OBJECTIVES: A trans-ethnic meta-analysis of type 2 diabetes genome-wide association studies has identified seven novel susceptibility variants in or near TMEM154, SSR1/RREB1, FAF1, POU5F1/TCF19, LPP, ARL15 and ABCB9/MPHOSPH9. The aim of our study was to investigate associations between these novel risk variants and type 2 diabetes and pre-diabetic traits in a Danish population-based study with measurements of plasma glucose and serum insulin after an oral glucose tolerance test in order to elaborate on the physiological impact of the variants. METHODS: Case-control analyses were performed in up to 5,777 patients with type 2 diabetes and 7,956 individuals with normal fasting glucose levels. Quantitative trait analyses were performed in up to 5,744 Inter99 participants naïve to glucose-lowering medication.

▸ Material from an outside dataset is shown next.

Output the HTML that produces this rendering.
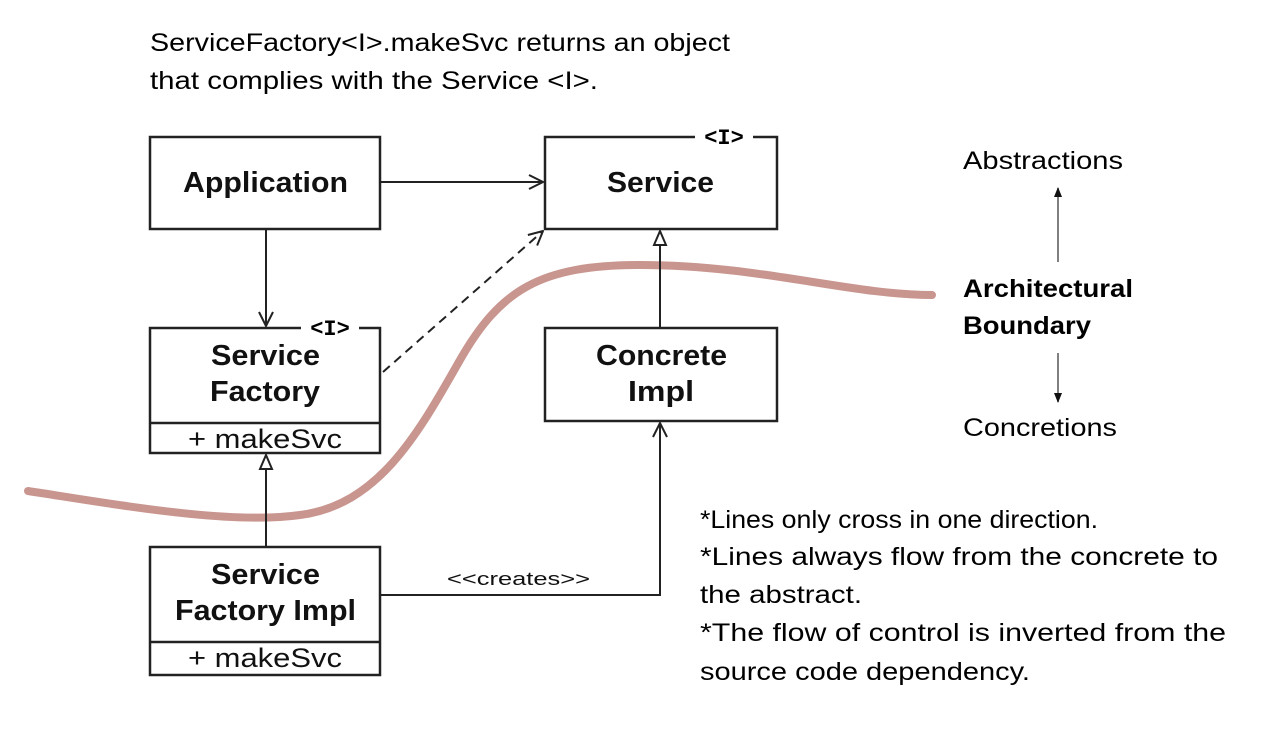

Significant associations between TMEM154-rs6813195 and the beta cell measures insulinogenic index and disposition index and between FAF1-rs17106184 and 2-hour serum insulin levels were selected for further investigation in additional Danish studies and results were combined in meta-analyses including up to 6,486 Danes. RESULTS: We confirmed associations with type 2 diabetes for five of the seven SNPs (TMEM154-rs6813195, FAF1-rs17106184, POU5F1/TCF19-rs3130501, ARL15-rs702634 and ABCB9/MPHOSPH9-rs4275659). The type 2 diabetes risk C-allele of TMEM154-rs6813195 associated with decreased disposition index (n=5,181, ß=-0.042, p=0.012) and insulinogenic index (n=5,181, ß=-0.032, p=0.043) in Inter99 and these associations remained significant in meta-analyses including four additional Danish studies (disposition index n=6,486, ß=-0.042, p=0.0044; and insulinogenic index n=6,486, ß=-0.037, p=0.0094). The type 2 diabetes risk G-allele of FAF1-rs17106184 associated with increased levels of 2-hour serum insulin (n=5,547, ß=0.055, p=0.017) in Inter99 and also when combining effects with three additional Danish studies (n=6,260, ß=0.062, p=0.0040). CONCLUSION: Studies of type 2 diabetes intermediary traits suggest the diabetogenic impact of the C-allele of TMEM154-rs6813195 is mediated through reduced beta cell function. The impact of the diabetes risk G-allele of FAF1-rs17106184 on increased 2-hour insulin levels is however unexplained.